WWE and 2K Games have renewed their partnership together that allows 2K to publish officially licensed WWE games across multiple platforms. This means several more years of 2K Games' WWE themed games. However, the financial details were not disclosed so there's no telling who gets what part of the share from the game sales.

Game Informer did a write-up on the partnership being renewed, where they revealed that the typical annual WWE games that Yukes develops will continue, along with their mobile efforts. According to the article the WWE SuperCard mobile app has managed to close to 10 million downloads since its debut back in 2014.

The news about 2K Games and WWE partnering for a few more years was received with mixed reactions from the community. Many fans of WWE 2K games recognize that they have a lot of potential and Yukes used to be really awesome at making games, but they have waned in quality over the past couple of years.

THQ originally had the WWF license following their stint making WCW games back in the late 1990s. THQ and Acclaim Entertainment used to go head-to-head making great wrestling titles, with THQ eventually getting the edge with their WWF 2000 and WWF No Mercy titles on the N64. No Mercy in particular was a cornerstone achievement in wrestling and is still one of the best wrestling games ever made.

Over years, however, THQ and AKI Corp – the developers who made No Mercy – parted ways and THQ replaced AKI with Yukes. The latter was known for their Japanese, arcade-style wrestling games on the PSX and they brought that same style to their WWF Smackdown games that eventually evolved into WWE: Smackdown vs Raw. The series was hit and miss at times, with some of the entries really pushing the series forward while other times they would remove key features and have a bunch of bugs and glitches in their place.

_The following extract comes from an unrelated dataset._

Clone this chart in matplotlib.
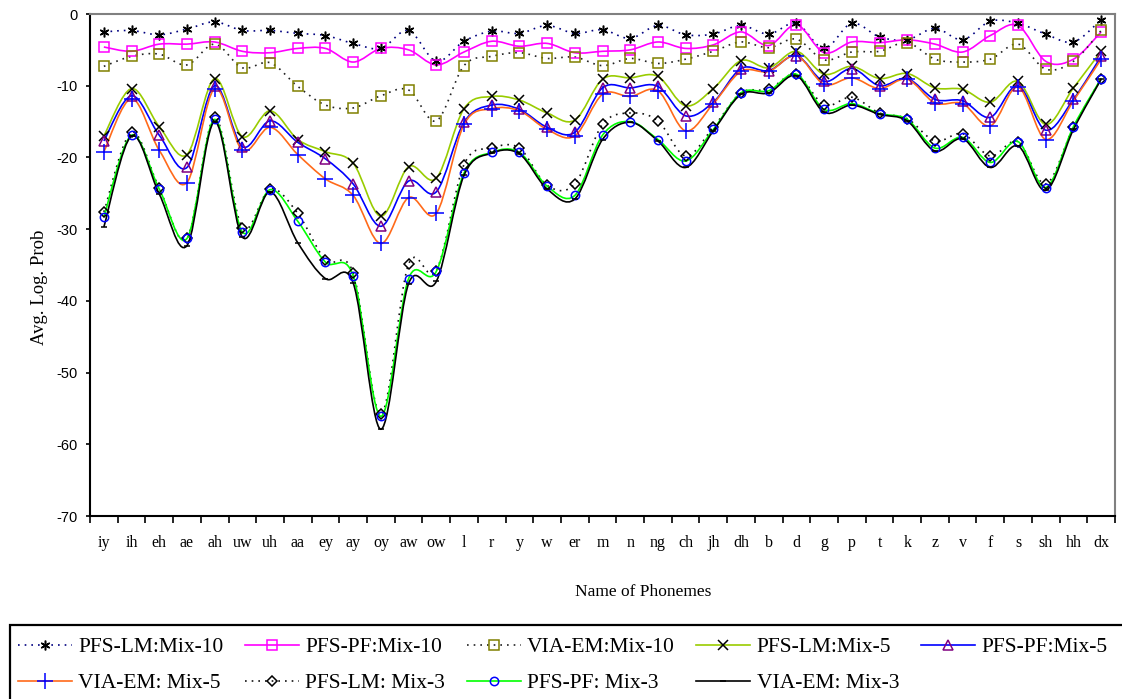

After THQ dissolved, 2K Games stepped in and picked up the WWE license. Instead of starting from scratch with an all new game engine and in-house developer, 2K Games decided to pick up where THQ left off. The publisher had Yukes continue to churn out their annual WWE 2K games with little changes here and there and new models added to the roster each year.

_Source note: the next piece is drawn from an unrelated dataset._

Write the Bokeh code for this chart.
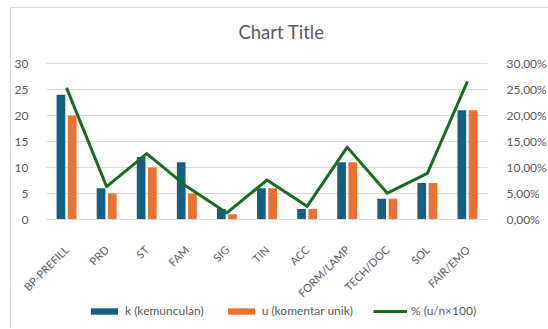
import math

from bokeh.core.properties import value
from bokeh.embed import file_html
from bokeh.models import (ColumnDataSource, CustomJSTickFormatter, FixedTicker,
                          Legend, LegendItem, LinearAxis, Range1d)
from bokeh.plotting import figure
from bokeh.resources import INLINE
from bokeh.transform import dodge

# --- data -------------------------------------------------------------------
categories = ["BP-PREFILL", "PRD", "ST", "FAM", "SIG", "TIN", "ACC",
              "FORM/LAMP", "TECH/DOC", "SOL", "FAIR/EMO"]
k_kemunculan = [24, 6, 12, 11, 2, 6, 2, 11, 4, 7, 21]
u_komentar_unik = [20, 5, 10, 5, 1, 6, 2, 11, 4, 7, 21]
persen_u_n = [25.32, 6.33, 12.66, 6.33, 1.27, 7.59, 2.53, 13.92, 5.06, 8.86, 26.58]

count_ticks = [0, 5, 10, 15, 20, 25, 30]
pct_ticks = [0, 5, 10, 15, 20, 25, 30]

title_text = "Chart Title"
legend_labels = ["k (kemunculan)", "u (komentar unik)", "% (u/n×100)"]

# --- style ------------------------------------------------------------------
FONT = "Lato"
TEXT_COLOR = "#595959"
GRID_COLOR = "#d9d9d9"
BLUE = "#156082"
ORANGE = "#E97132"
GREEN = "#196B24"

# --- geometry: the frame is the whole chart box; the plot area sits inside --
W, H = 538, 321                  # chart box size in px
AREA_L, AREA_R = 35, 476         # plot-area left/right, px from box left
AREA_T, AREA_B = 55, 211         # plot-area top/bottom, px from box top
n_cat = len(categories)
y_max = count_ticks[-1]
px_x = (AREA_R - AREA_L) / n_cat
px_y = (AREA_B - AREA_T) / y_max
x_range = Range1d(-AREA_L / px_x, (W - AREA_L) / px_x)
y_range = Range1d(-(H - AREA_B) / px_y, AREA_B / px_y)

xs = [i + 0.5 for i in range(n_cat)]
source = ColumnDataSource(dict(x=xs, cat=categories, k=k_kemunculan,
                               u=u_komentar_unik, pct=persen_u_n))

p = figure(
    x_range=x_range, y_range=y_range,
    x_axis_type=None, y_axis_type=None,
    width=W, height=H,
    margin=(7, 0, 0, 10),
    min_border=0,
    output_backend="svg", toolbar_location=None,
    background_fill_color="white", border_fill_color="white",
    styles={"border-left": "1px solid #d9d9d9",
            "border-top": "1px solid #d9d9d9"},
)
p.outline_line_color = None
p.xgrid.visible = False
p.ygrid.visible = False
p.extra_y_ranges = {"pct": Range1d(y_range.start, y_range.end)}

# horizontal gridlines across the plot area only
p.segment(x0=0, x1=n_cat, y0=count_ticks, y1=count_ticks,
          line_color=GRID_COLOR, line_width=1)

# left count axis
ya = LinearAxis(ticker=FixedTicker(ticks=count_ticks), fixed_location=0,
                bounds=(0, y_max))
ya.axis_line_color = None
ya.major_tick_line_color = None
ya.minor_tick_line_color = None
ya.major_label_standoff = 12
ya.major_label_text_color = TEXT_COLOR
ya.major_label_text_font = FONT
ya.major_label_text_font_size = "12px"
p.add_layout(ya, "left")

# right percentage axis
ra = LinearAxis(y_range_name="pct", ticker=FixedTicker(ticks=pct_ticks),
                fixed_location=n_cat, bounds=(0, y_max),
                formatter=CustomJSTickFormatter(
                    code="return tick.toFixed(2).replace('.', ',') + '%';"))
ra.axis_line_color = None
ra.major_tick_line_color = None
ra.minor_tick_line_color = None
ra.major_label_standoff = 13
ra.major_label_text_color = TEXT_COLOR
ra.major_label_text_font = FONT
ra.major_label_text_font_size = "12px"
p.add_layout(ra, "right")

# category axis
xa = LinearAxis(ticker=FixedTicker(ticks=xs), fixed_location=0,
                bounds=(0, n_cat),
                formatter=CustomJSTickFormatter(
                    args=dict(cats=categories),
                    code="return cats[Math.floor(tick)];"))
xa.axis_line_color = GRID_COLOR
xa.axis_line_width = 1
xa.major_tick_line_color = None
xa.minor_tick_line_color = None
xa.major_label_orientation = math.pi / 4
xa.major_label_standoff = 22
xa.major_label_text_color = TEXT_COLOR
xa.major_label_text_font = FONT
xa.major_label_text_font_size = "11px"
p.add_layout(xa, "below")

# bars
bar_w = 0.217
r_k = p.vbar(x=dodge("x", -0.14), top="k", width=bar_w,
             source=source, fill_color=BLUE, line_color=None)
r_u = p.vbar(x=dodge("x", 0.14), top="u", width=bar_w,
             source=source, fill_color=ORANGE, line_color=None)

# percentage line on the secondary range
r_p = p.line(x="x", y="pct", source=source, y_range_name="pct",
             line_color=GREEN, line_width=3, line_join="round")

# chart title
p.text(x=[5.86], y=[36.0], text=[title_text], text_align="center",
       text_baseline="middle", text_font=value(FONT),
       text_font_size="18.5px", text_color=TEXT_COLOR)

# legend along the bottom of the chart box
legend = Legend(
    items=[LegendItem(label=legend_labels[0], renderers=[r_k]),
           LegendItem(label=legend_labels[1], renderers=[r_u]),
           LegendItem(label=legend_labels[2], renderers=[r_p])],
    orientation="horizontal",
    location=(76, 11),
    glyph_width=34, glyph_height=8,
    label_standoff=4, spacing=20,
    padding=0, margin=0,
    label_height=15,
    label_text_font=FONT, label_text_font_size="12px",
    label_text_color=TEXT_COLOR,
    border_line_color=None, background_fill_alpha=0,
)
p.add_layout(legend)

open("out.html", "w").write(file_html(p, INLINE))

The main problem is that the newer games are almost completely devoid of anything noteworthy and the biggest selling point for WWE 2K16 was that it had a massive roster consisting of lots of wrestlers from the past and present.

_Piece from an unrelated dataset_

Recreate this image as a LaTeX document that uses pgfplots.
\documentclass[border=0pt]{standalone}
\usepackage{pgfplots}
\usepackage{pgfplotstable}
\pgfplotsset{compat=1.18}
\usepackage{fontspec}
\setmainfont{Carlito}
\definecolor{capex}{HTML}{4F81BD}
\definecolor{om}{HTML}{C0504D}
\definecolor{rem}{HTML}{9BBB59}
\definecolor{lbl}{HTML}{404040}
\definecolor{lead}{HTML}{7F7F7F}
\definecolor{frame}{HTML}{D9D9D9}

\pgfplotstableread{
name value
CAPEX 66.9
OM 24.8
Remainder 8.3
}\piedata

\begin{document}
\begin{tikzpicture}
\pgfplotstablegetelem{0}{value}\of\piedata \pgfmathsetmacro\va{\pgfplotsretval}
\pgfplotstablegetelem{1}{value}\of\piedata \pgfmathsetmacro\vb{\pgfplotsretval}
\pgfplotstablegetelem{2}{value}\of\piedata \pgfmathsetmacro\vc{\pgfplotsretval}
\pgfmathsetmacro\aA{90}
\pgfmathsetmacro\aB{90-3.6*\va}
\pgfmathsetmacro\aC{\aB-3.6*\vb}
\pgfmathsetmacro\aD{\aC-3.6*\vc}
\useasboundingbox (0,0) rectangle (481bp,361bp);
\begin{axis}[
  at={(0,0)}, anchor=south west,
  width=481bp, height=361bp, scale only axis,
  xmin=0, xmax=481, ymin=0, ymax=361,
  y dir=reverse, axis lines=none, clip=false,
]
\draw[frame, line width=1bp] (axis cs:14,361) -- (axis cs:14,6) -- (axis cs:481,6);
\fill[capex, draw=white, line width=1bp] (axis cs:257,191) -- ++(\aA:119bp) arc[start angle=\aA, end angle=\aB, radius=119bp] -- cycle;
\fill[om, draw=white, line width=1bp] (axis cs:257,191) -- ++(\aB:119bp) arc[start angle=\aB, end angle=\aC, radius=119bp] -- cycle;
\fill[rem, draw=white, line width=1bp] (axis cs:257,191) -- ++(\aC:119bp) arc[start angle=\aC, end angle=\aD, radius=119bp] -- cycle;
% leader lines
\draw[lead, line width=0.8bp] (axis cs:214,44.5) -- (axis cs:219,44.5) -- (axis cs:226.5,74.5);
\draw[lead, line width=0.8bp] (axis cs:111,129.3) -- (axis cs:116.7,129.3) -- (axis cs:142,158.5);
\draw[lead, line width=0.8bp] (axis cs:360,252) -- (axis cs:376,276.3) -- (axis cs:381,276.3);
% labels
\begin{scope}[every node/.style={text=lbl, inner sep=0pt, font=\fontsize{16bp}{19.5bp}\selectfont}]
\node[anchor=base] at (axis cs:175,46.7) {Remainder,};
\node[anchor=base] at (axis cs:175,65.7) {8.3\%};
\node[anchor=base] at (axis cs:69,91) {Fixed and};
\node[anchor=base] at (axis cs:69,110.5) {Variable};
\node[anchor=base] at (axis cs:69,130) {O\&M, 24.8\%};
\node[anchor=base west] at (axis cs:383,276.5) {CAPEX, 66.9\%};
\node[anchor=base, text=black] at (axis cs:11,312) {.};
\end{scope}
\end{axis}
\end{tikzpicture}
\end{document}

The major problem is that the physics are completely outdated in the game, the moves are oftentimes recycled from each year, and the game modes have become stilted. Many fans still purchase the game each year just out of habit, but fans would most certainly prefer something new.

Yukes has been recycling a lot of the same gameplay concepts from back in the PS2 era and it seems like it would be great if they introduced an all new physics-based wrestling engine. The technology is there, now it's just a matter of whether or not 2K will take advantage of it. I guess we'll find out when WWE 2K17 is announced.